* BEGIN DATA PROVIDED *
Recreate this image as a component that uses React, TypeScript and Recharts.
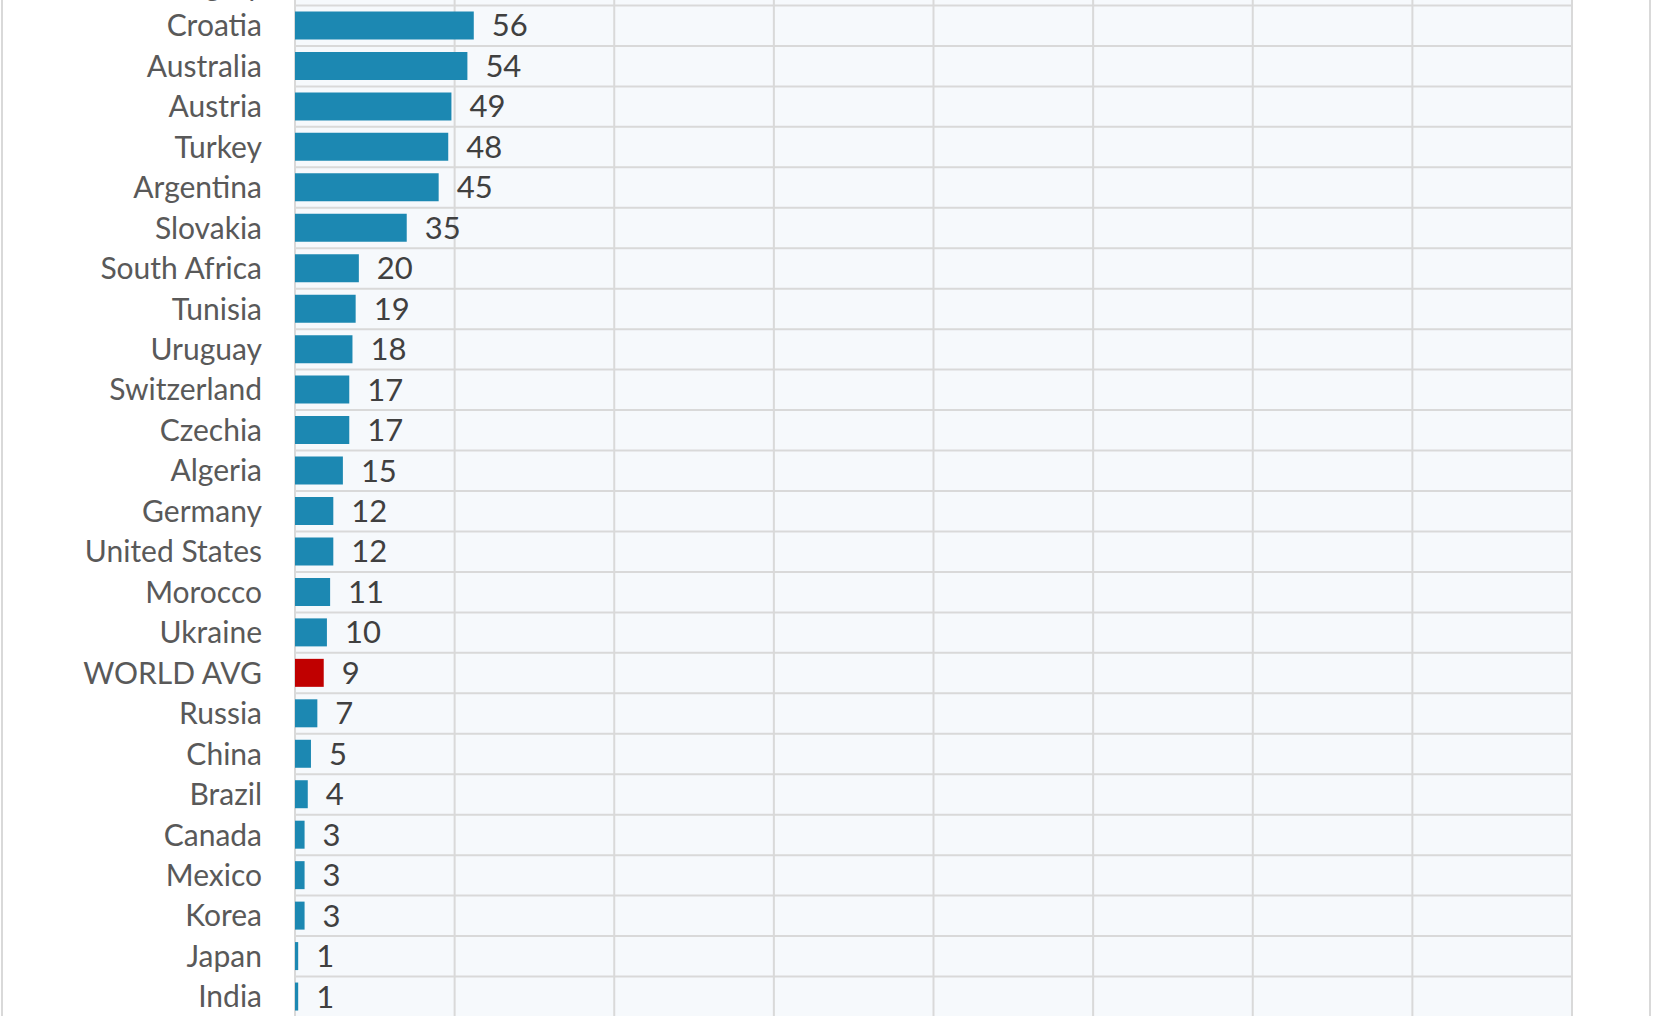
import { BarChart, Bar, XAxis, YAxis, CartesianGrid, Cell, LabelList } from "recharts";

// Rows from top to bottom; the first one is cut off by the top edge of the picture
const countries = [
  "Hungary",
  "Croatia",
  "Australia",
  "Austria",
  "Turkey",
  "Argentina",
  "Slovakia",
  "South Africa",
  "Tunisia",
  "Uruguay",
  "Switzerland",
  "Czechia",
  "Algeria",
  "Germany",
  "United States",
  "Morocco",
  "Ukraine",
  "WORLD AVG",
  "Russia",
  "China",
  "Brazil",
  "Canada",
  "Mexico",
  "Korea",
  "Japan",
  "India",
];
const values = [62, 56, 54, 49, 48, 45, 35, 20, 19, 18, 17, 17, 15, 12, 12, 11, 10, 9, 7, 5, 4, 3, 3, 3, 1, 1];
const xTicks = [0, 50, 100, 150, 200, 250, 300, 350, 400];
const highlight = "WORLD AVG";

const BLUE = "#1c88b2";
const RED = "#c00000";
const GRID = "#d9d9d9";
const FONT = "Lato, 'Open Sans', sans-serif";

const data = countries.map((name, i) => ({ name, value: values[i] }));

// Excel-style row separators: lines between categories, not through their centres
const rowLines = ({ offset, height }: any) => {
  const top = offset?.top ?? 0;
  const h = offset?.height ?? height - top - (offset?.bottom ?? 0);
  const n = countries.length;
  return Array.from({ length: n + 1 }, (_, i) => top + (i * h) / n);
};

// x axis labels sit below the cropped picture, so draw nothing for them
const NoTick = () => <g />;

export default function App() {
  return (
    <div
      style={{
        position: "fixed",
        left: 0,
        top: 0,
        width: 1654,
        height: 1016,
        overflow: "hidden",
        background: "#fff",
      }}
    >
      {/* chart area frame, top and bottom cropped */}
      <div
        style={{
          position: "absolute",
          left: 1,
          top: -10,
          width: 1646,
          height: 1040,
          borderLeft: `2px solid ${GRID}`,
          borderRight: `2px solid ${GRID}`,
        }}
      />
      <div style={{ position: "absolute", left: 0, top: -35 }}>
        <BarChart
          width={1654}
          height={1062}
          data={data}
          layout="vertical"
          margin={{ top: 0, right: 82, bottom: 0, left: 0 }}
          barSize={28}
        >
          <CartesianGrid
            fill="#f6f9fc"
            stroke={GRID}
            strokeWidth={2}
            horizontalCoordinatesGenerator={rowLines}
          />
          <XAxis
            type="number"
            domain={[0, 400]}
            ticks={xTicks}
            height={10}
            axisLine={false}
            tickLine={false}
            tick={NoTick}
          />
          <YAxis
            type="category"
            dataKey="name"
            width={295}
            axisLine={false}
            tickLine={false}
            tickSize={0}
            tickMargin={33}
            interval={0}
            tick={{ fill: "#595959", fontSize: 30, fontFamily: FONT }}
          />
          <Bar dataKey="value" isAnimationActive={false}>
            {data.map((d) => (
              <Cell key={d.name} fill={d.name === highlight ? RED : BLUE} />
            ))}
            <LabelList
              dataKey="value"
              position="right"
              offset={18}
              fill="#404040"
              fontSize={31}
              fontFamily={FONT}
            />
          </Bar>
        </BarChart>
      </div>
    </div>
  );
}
* END DATA PROVIDED *
__STATED EXERCISE__:
Write the material out again exactly as it appears, dropping the pictures.

__RESPONSE FOR THIS EXERCISE__:
Recreate this image as a component that uses React, TypeScript and Recharts.
import { BarChart, Bar, XAxis, YAxis, CartesianGrid, Cell, LabelList } from "recharts";

// Rows from top to bottom; the first one is cut off by the top edge of the picture
const countries = [
  "Hungary",
  "Croatia",
  "Australia",
  "Austria",
  "Turkey",
  "Argentina",
  "Slovakia",
  "South Africa",
  "Tunisia",
  "Uruguay",
  "Switzerland",
  "Czechia",
  "Algeria",
  "Germany",
  "United States",
  "Morocco",
  "Ukraine",
  "WORLD AVG",
  "Russia",
  "China",
  "Brazil",
  "Canada",
  "Mexico",
  "Korea",
  "Japan",
  "India",
];
const values = [62, 56, 54, 49, 48, 45, 35, 20, 19, 18, 17, 17, 15, 12, 12, 11, 10, 9, 7, 5, 4, 3, 3, 3, 1, 1];
const xTicks = [0, 50, 100, 150, 200, 250, 300, 350, 400];
const highlight = "WORLD AVG";

const BLUE = "#1c88b2";
const RED = "#c00000";
const GRID = "#d9d9d9";
const FONT = "Lato, 'Open Sans', sans-serif";

const data = countries.map((name, i) => ({ name, value: values[i] }));

// Excel-style row separators: lines between categories, not through their centres
const rowLines = ({ offset, height }: any) => {
  const top = offset?.top ?? 0;
  const h = offset?.height ?? height - top - (offset?.bottom ?? 0);
  const n = countries.length;
  return Array.from({ length: n + 1 }, (_, i) => top + (i * h) / n);
};

// x axis labels sit below the cropped picture, so draw nothing for them
const NoTick = () => <g />;

export default function App() {
  return (
    <div
      style={{
        position: "fixed",
        left: 0,
        top: 0,
        width: 1654,
        height: 1016,
        overflow: "hidden",
        background: "#fff",
      }}
    >
      {/* chart area frame, top and bottom cropped */}
      <div
        style={{
          position: "absolute",
          left: 1,
          top: -10,
          width: 1646,
          height: 1040,
          borderLeft: `2px solid ${GRID}`,
          borderRight: `2px solid ${GRID}`,
        }}
      />
      <div style={{ position: "absolute", left: 0, top: -35 }}>
        <BarChart
          width={1654}
          height={1062}
          data={data}
          layout="vertical"
          margin={{ top: 0, right: 82, bottom: 0, left: 0 }}
          barSize={28}
        >
          <CartesianGrid
            fill="#f6f9fc"
            stroke={GRID}
            strokeWidth={2}
            horizontalCoordinatesGenerator={rowLines}
          />
          <XAxis
            type="number"
            domain={[0, 400]}
            ticks={xTicks}
            height={10}
            axisLine={false}
            tickLine={false}
            tick={NoTick}
          />
          <YAxis
            type="category"
            dataKey="name"
            width={295}
            axisLine={false}
            tickLine={false}
            tickSize={0}
            tickMargin={33}
            interval={0}
            tick={{ fill: "#595959", fontSize: 30, fontFamily: FONT }}
          />
          <Bar dataKey="value" isAnimationActive={false}>
            {data.map((d) => (
              <Cell key={d.name} fill={d.name === highlight ? RED : BLUE} />
            ))}
            <LabelList
              dataKey="value"
              position="right"
              offset={18}
              fill="#404040"
              fontSize={31}
              fontFamily={FONT}
            />
          </Bar>
        </BarChart>
      </div>
    </div>
  );
}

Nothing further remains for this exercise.